Records with drawing code:
* start *

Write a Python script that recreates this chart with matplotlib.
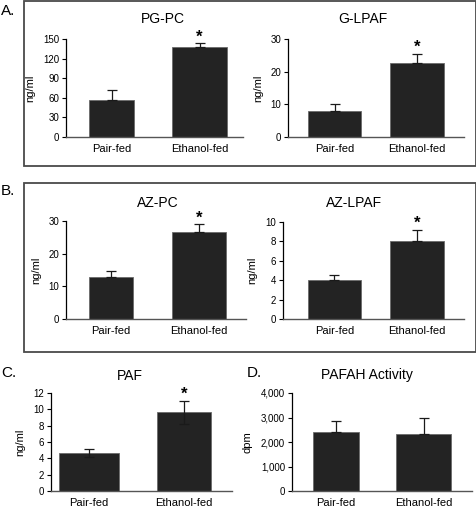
import matplotlib
matplotlib.use("Agg")
import matplotlib.pyplot as plt
from matplotlib.patches import Rectangle
from matplotlib.ticker import FuncFormatter

plt.rcParams['font.family'] = ['Liberation Sans', 'DejaVu Sans']

# data
cats = ['Pair-fed', 'Ethanol-fed']
pgpc_mean = [57, 138]
pgpc_err = [15, 6]
glpaf_mean = [8, 22.6]
glpaf_err = [2, 2.9]
azpc_mean = [12.8, 26.7]
azpc_err = [2.0, 2.3]
azlpaf_mean = [4.0, 8.0]
azlpaf_err = [0.5, 1.2]
paf_mean = [4.7, 9.65]
paf_err = [0.5, 1.4]
pafah_mean = [2390, 2320]
pafah_err = [460, 680]
signif = [False, True]
no_signif = [False, False]

W, H = 477, 507
fig = plt.figure(figsize=(W / 100, H / 100), dpi=100)


def px_axes(l, t, r, b):
    return fig.add_axes([l / W, 1 - b / H, (r - l) / W, (b - t) / H])


def fig_text(x, y, s, **kw):
    fig.text(x / W, 1 - y / H, s, **kw)


def panel(box, mean, err, ylim, step, xlim, widths, title, tpos, ylabel,
          labx, stars, both_sides=False, fmt=None):
    ax = px_axes(*box)
    x = list(range(len(cats)))
    ax.bar(x, mean, width=widths, color='#232323', edgecolor='#6a6a6a',
           linewidth=0.6, zorder=2)
    lower = err if both_sides else [0] * len(err)
    ax.errorbar(x, mean, yerr=[lower, err], fmt='none', ecolor='#1a1a1a',
                elinewidth=0.9, capsize=3.5, capthick=0.9, zorder=3)
    for xi, m, e, s in zip(x, mean, err, stars):
        if s:
            ax.annotate('*', (xi, m + e), xytext=(0, -1),
                        textcoords='offset points', ha='center', va='bottom',
                        fontsize=12, fontweight='bold')
    ax.set_xlim(*xlim)
    ax.set_ylim(*ylim)
    ax.set_yticks([v * step for v in range(int(ylim[1] / step) + 1)])
    if fmt:
        ax.yaxis.set_major_formatter(FuncFormatter(fmt))
    ax.set_xticks(x)
    ax.set_xticklabels(cats, fontsize=8)
    ax.tick_params(axis='x', length=0, pad=5)
    ax.tick_params(axis='y', labelsize=7, length=3, width=0.8, pad=2,
                   direction='out')
    for sp in ['top', 'right']:
        ax.spines[sp].set_visible(False)
    ax.spines['left'].set_linewidth(0.9)
    ax.spines['bottom'].set_linewidth(1.0)
    ax.spines['bottom'].set_color('#555555')
    ax.patch.set_alpha(0)
    ax.set_ylabel(ylabel, fontsize=8)
    ax.yaxis.set_label_coords(labx, 0.5)
    fig_text(tpos[0], tpos[1], title, ha='center', va='center', fontsize=10)
    return ax


# panel boxes
for (l, t, r, b) in [(24, 1, 476, 166), (24, 183, 476, 352)]:
    fig.patches.append(Rectangle((l / W, 1 - b / H), (r - l) / W, (b - t) / H,
                                 transform=fig.transFigure, fill=False,
                                 edgecolor='#4a4a4a', linewidth=1.3))

panel((66, 39, 243, 137), pgpc_mean, pgpc_err, (0, 150), 30,
      (-0.517, 1.494), [0.51, 0.625], 'PG-PC', (163, 19), 'ng/ml', -0.175,
      signif)
panel((288, 39, 464, 137), glpaf_mean, glpaf_err, (0, 30), 10,
      (-0.564, 1.570), [0.64, 0.655], 'G-LPAF', (363, 19), 'ng/ml', -0.14,
      signif)
panel((66, 221, 246, 319), azpc_mean, azpc_err, (0, 30), 10,
      (-0.511, 1.534), [0.5, 0.614], 'AZ-PC', (158, 203), 'ng/ml', -0.14,
      signif)
panel((283, 222, 464, 319), azlpaf_mean, azlpaf_err, (0, 10), 2,
      (-0.624, 1.570), [0.64, 0.655], 'AZ-LPAF', (354, 203), 'ng/ml', -0.14,
      signif)
panel((51, 393, 232, 491), paf_mean, paf_err, (0, 12), 2,
      (-0.4, 1.505), [0.63, 0.57], 'PAF', (130, 376), 'ng/ml', -0.14,
      signif, both_sides=True)
panel((292, 393, 472, 491), pafah_mean, pafah_err, (0, 4000), 1000,
      (-0.503, 1.554), [0.526, 0.63], 'PAFAH Activity', (367, 375), 'dpm',
      -0.22, no_signif, fmt=lambda v, p: '{:,.0f}'.format(v))

# panel letters
for s, (x, y) in zip(['A.', 'B.', 'C.', 'D.'],
                     [(1, 11), (1, 191), (1, 373), (247, 373)]):
    fig_text(x, y, s, ha='left', va='center', fontsize=11)

fig.savefig('out.png', dpi=100)
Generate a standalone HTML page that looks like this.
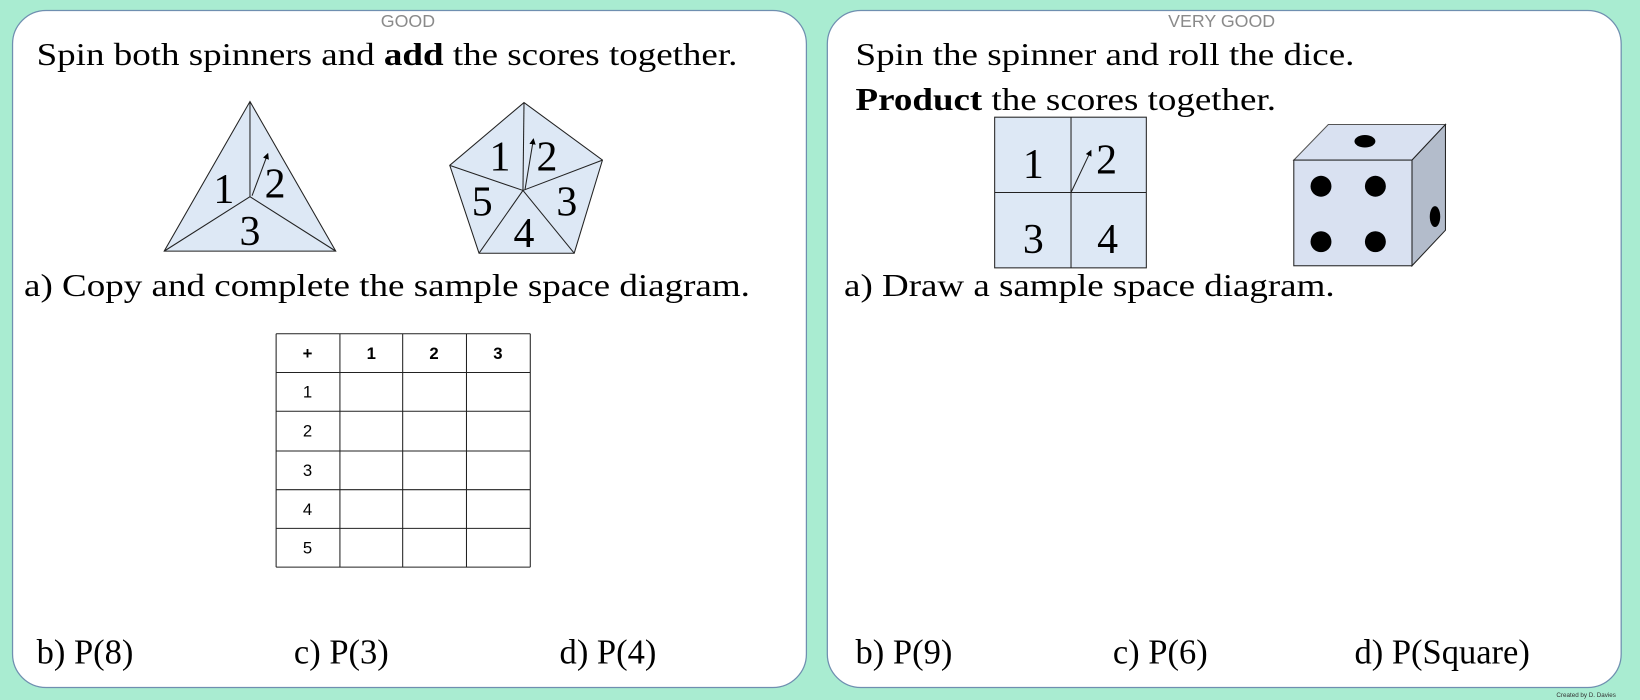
<!DOCTYPE html>
<html><head><meta charset="utf-8"><style>html,body{margin:0;padding:0;background:#a9ecd1;}svg{display:block}</style></head>
<body>
<svg width="1640" height="700" viewBox="0 0 1568 669" preserveAspectRatio="none" xmlns="http://www.w3.org/2000/svg">
<rect width="1568" height="669" fill="#a9ecd1"/>
<rect x="12" y="10" width="759" height="647" rx="32" fill="#fff" stroke="#6f8fb0" stroke-width="1.2"/>
<rect x="791" y="10" width="759" height="647" rx="32" fill="#fff" stroke="#6f8fb0" stroke-width="1.2"/>
<g font-family="Liberation Sans, sans-serif" font-size="17" fill="#8a8a8a" text-anchor="middle">
<text x="390" y="26">GOOD</text><text x="1168" y="26">VERY GOOD</text></g>
<g font-family="Liberation Serif, serif" font-size="30" fill="#000">
<text x="35" y="62" textLength="670" lengthAdjust="spacingAndGlyphs">Spin both spinners and <tspan font-weight="bold">add</tspan> the scores together.</text>
<text x="23" y="283" textLength="694" lengthAdjust="spacingAndGlyphs">a) Copy and complete the sample space diagram.</text>
<text x="818" y="62" textLength="477" lengthAdjust="spacingAndGlyphs">Spin the spinner and roll the dice.</text>
<text x="818" y="105" textLength="402" lengthAdjust="spacingAndGlyphs"><tspan font-weight="bold">Product</tspan> the scores together.</text>
<text x="807" y="283" textLength="469" lengthAdjust="spacingAndGlyphs">a) Draw a sample space diagram.</text>
</g>
<g font-family="Liberation Serif, serif" font-size="33" fill="#000">
<text x="35" y="634">b) P(8)</text><text x="281" y="634">c) P(3)</text><text x="535" y="634">d) P(4)</text>
<text x="818" y="634">b) P(9)</text><text x="1064" y="634">c) P(6)</text><text x="1295" y="634">d) P(Square)</text>
</g>
<defs><marker id="ah" markerWidth="6" markerHeight="6" refX="5" refY="3" orient="auto"><path d="M0,0 L6,3 L0,6z" fill="#000"/></marker></defs>
<g stroke="#222" stroke-width="1" fill="#dde8f5">
<polygon points="239,97 321,240 157,240"/>
<line x1="239" y1="188" x2="239" y2="97"/><line x1="239" y1="188" x2="157" y2="240"/><line x1="239" y1="188" x2="321" y2="240"/>
<line x1="241" y1="187" x2="256" y2="147" marker-end="url(#ah)"/>
<polygon points="501,98 576,153 549,242 458,242 430,158"/>
<line x1="500" y1="182" x2="501" y2="98"/><line x1="500" y1="182" x2="576" y2="153"/><line x1="500" y1="182" x2="549" y2="242"/><line x1="500" y1="182" x2="458" y2="242"/><line x1="500" y1="182" x2="430" y2="158"/>
<line x1="502" y1="181" x2="510" y2="133" marker-end="url(#ah)"/>
<rect x="951" y="112" width="145" height="144"/>
<line x1="1024" y1="112" x2="1024" y2="256"/><line x1="951" y1="184" x2="1096" y2="184"/>
<line x1="1024" y1="184" x2="1043" y2="144" marker-end="url(#ah)"/>
<polygon points="1237,153 1270,119 1382,119 1350,153" fill="#d9e1f1" stroke="#555"/>
<polygon points="1350,153 1382,119 1382,220 1350,254" fill="#b3bccb"/>
<rect x="1237" y="153" width="113" height="101" fill="#d9e1f1"/>
</g>
<g fill="#000">
<circle cx="1263" cy="178" r="10"/><circle cx="1315" cy="178" r="10"/><circle cx="1263" cy="231" r="10"/><circle cx="1315" cy="231" r="10"/>
<ellipse cx="1305" cy="135" rx="10" ry="6"/><ellipse cx="1372" cy="207" rx="5" ry="10"/>
</g>
<g font-family="Liberation Serif, serif" font-size="40" fill="#000" text-anchor="middle">
<text x="214" y="194">1</text><text x="263" y="189">2</text><text x="239" y="234">3</text>
<text x="478" y="163">1</text><text x="523" y="163">2</text><text x="542" y="206">3</text><text x="501" y="236">4</text><text x="461" y="206">5</text>
<text x="988" y="170">1</text><text x="1058" y="166">2</text><text x="988" y="242">3</text><text x="1059" y="242">4</text>
</g>
<g stroke="#222" stroke-width="1">
<line x1="264" y1="319" x2="507" y2="319"/><line x1="264" y1="356" x2="507" y2="356"/><line x1="264" y1="393" x2="507" y2="393"/><line x1="264" y1="431" x2="507" y2="431"/><line x1="264" y1="468" x2="507" y2="468"/><line x1="264" y1="505" x2="507" y2="505"/><line x1="264" y1="542" x2="507" y2="542"/>
<line x1="264" y1="319" x2="264" y2="542"/><line x1="325" y1="319" x2="325" y2="542"/><line x1="385" y1="319" x2="385" y2="542"/><line x1="446" y1="319" x2="446" y2="542"/><line x1="507" y1="319" x2="507" y2="542"/>
</g>
<g font-family="Liberation Sans, sans-serif" font-size="16" fill="#000" text-anchor="middle">
<text x="294" y="343" font-weight="bold">+</text><text x="355" y="343" font-weight="bold">1</text><text x="415" y="343" font-weight="bold">2</text><text x="476" y="343" font-weight="bold">3</text>
<text x="294" y="380">1</text><text x="294" y="417">2</text><text x="294" y="455">3</text><text x="294" y="492">4</text><text x="294" y="529">5</text>
</g>
<text x="1545" y="666" font-family="Liberation Sans, sans-serif" font-size="6" text-anchor="end" fill="#333">Created by D. Davies</text>
</svg>
</body></html>
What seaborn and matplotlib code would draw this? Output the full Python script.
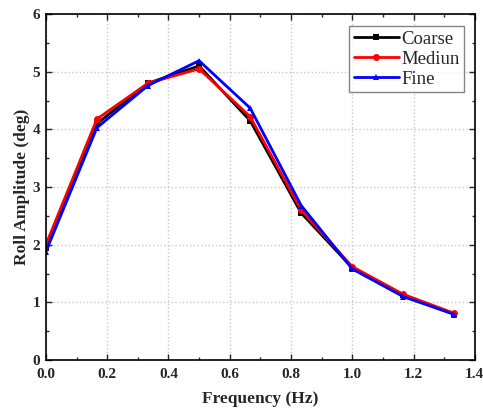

* end *

## [Requirements]
Say, as a single number and nothing more, how many lines of the entries contain the word "that".

## [Full solution]
2